All of the data should be repeated exactly; pictures are not part of the copy.

------ Dataset section ------

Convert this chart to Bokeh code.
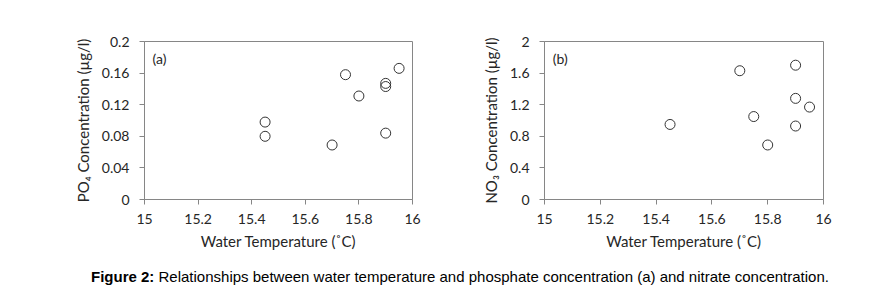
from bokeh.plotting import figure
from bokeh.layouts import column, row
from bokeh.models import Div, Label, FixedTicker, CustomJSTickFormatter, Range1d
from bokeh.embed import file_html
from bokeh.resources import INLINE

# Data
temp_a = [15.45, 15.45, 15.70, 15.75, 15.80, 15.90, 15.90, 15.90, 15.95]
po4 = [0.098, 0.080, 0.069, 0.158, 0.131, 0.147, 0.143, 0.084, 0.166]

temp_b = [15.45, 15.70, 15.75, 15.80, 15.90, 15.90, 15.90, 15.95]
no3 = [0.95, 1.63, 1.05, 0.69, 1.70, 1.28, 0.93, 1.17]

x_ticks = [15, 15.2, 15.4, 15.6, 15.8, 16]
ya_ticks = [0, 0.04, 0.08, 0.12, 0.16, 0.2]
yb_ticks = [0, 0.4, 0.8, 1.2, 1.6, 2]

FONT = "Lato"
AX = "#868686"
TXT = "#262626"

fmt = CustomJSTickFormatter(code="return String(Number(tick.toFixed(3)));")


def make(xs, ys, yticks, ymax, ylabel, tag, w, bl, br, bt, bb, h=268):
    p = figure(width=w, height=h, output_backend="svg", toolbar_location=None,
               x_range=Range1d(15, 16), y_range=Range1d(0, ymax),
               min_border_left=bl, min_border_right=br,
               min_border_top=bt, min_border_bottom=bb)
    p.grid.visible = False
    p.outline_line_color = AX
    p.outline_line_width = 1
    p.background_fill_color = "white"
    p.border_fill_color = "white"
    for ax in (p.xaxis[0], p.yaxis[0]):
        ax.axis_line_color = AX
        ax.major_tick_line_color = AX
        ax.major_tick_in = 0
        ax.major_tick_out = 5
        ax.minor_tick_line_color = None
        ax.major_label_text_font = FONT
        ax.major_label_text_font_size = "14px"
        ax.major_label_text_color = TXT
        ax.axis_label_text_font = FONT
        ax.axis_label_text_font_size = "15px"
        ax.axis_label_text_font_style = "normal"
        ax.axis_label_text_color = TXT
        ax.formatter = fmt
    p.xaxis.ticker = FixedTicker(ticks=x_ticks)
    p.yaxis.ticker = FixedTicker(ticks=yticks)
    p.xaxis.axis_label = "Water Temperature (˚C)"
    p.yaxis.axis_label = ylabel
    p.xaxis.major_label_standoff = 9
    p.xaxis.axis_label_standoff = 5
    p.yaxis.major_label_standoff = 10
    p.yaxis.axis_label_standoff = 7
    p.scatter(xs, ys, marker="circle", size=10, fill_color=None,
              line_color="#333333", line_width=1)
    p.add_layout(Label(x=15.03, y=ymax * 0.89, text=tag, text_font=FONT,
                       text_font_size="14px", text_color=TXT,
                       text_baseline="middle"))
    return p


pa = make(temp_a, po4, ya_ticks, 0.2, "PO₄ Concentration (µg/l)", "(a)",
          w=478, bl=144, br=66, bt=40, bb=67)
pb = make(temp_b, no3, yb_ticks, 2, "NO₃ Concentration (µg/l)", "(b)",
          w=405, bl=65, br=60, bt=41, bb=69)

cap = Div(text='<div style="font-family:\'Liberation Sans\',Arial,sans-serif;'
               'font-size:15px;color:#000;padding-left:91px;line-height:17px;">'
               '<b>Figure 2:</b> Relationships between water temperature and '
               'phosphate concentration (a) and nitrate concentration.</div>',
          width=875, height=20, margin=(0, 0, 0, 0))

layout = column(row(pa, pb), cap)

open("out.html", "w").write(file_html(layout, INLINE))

------

Result of this task:
Convert this chart to Bokeh code.
from bokeh.plotting import figure
from bokeh.layouts import column, row
from bokeh.models import Div, Label, FixedTicker, CustomJSTickFormatter, Range1d
from bokeh.embed import file_html
from bokeh.resources import INLINE

# Data
temp_a = [15.45, 15.45, 15.70, 15.75, 15.80, 15.90, 15.90, 15.90, 15.95]
po4 = [0.098, 0.080, 0.069, 0.158, 0.131, 0.147, 0.143, 0.084, 0.166]

temp_b = [15.45, 15.70, 15.75, 15.80, 15.90, 15.90, 15.90, 15.95]
no3 = [0.95, 1.63, 1.05, 0.69, 1.70, 1.28, 0.93, 1.17]

x_ticks = [15, 15.2, 15.4, 15.6, 15.8, 16]
ya_ticks = [0, 0.04, 0.08, 0.12, 0.16, 0.2]
yb_ticks = [0, 0.4, 0.8, 1.2, 1.6, 2]

FONT = "Lato"
AX = "#868686"
TXT = "#262626"

fmt = CustomJSTickFormatter(code="return String(Number(tick.toFixed(3)));")


def make(xs, ys, yticks, ymax, ylabel, tag, w, bl, br, bt, bb, h=268):
    p = figure(width=w, height=h, output_backend="svg", toolbar_location=None,
               x_range=Range1d(15, 16), y_range=Range1d(0, ymax),
               min_border_left=bl, min_border_right=br,
               min_border_top=bt, min_border_bottom=bb)
    p.grid.visible = False
    p.outline_line_color = AX
    p.outline_line_width = 1
    p.background_fill_color = "white"
    p.border_fill_color = "white"
    for ax in (p.xaxis[0], p.yaxis[0]):
        ax.axis_line_color = AX
        ax.major_tick_line_color = AX
        ax.major_tick_in = 0
        ax.major_tick_out = 5
        ax.minor_tick_line_color = None
        ax.major_label_text_font = FONT
        ax.major_label_text_font_size = "14px"
        ax.major_label_text_color = TXT
        ax.axis_label_text_font = FONT
        ax.axis_label_text_font_size = "15px"
        ax.axis_label_text_font_style = "normal"
        ax.axis_label_text_color = TXT
        ax.formatter = fmt
    p.xaxis.ticker = FixedTicker(ticks=x_ticks)
    p.yaxis.ticker = FixedTicker(ticks=yticks)
    p.xaxis.axis_label = "Water Temperature (˚C)"
    p.yaxis.axis_label = ylabel
    p.xaxis.major_label_standoff = 9
    p.xaxis.axis_label_standoff = 5
    p.yaxis.major_label_standoff = 10
    p.yaxis.axis_label_standoff = 7
    p.scatter(xs, ys, marker="circle", size=10, fill_color=None,
              line_color="#333333", line_width=1)
    p.add_layout(Label(x=15.03, y=ymax * 0.89, text=tag, text_font=FONT,
                       text_font_size="14px", text_color=TXT,
                       text_baseline="middle"))
    return p


pa = make(temp_a, po4, ya_ticks, 0.2, "PO₄ Concentration (µg/l)", "(a)",
          w=478, bl=144, br=66, bt=40, bb=67)
pb = make(temp_b, no3, yb_ticks, 2, "NO₃ Concentration (µg/l)", "(b)",
          w=405, bl=65, br=60, bt=41, bb=69)

cap = Div(text='<div style="font-family:\'Liberation Sans\',Arial,sans-serif;'
               'font-size:15px;color:#000;padding-left:91px;line-height:17px;">'
               '<b>Figure 2:</b> Relationships between water temperature and '
               'phosphate concentration (a) and nitrate concentration.</div>',
          width=875, height=20, margin=(0, 0, 0, 0))

layout = column(row(pa, pb), cap)

open("out.html", "w").write(file_html(layout, INLINE))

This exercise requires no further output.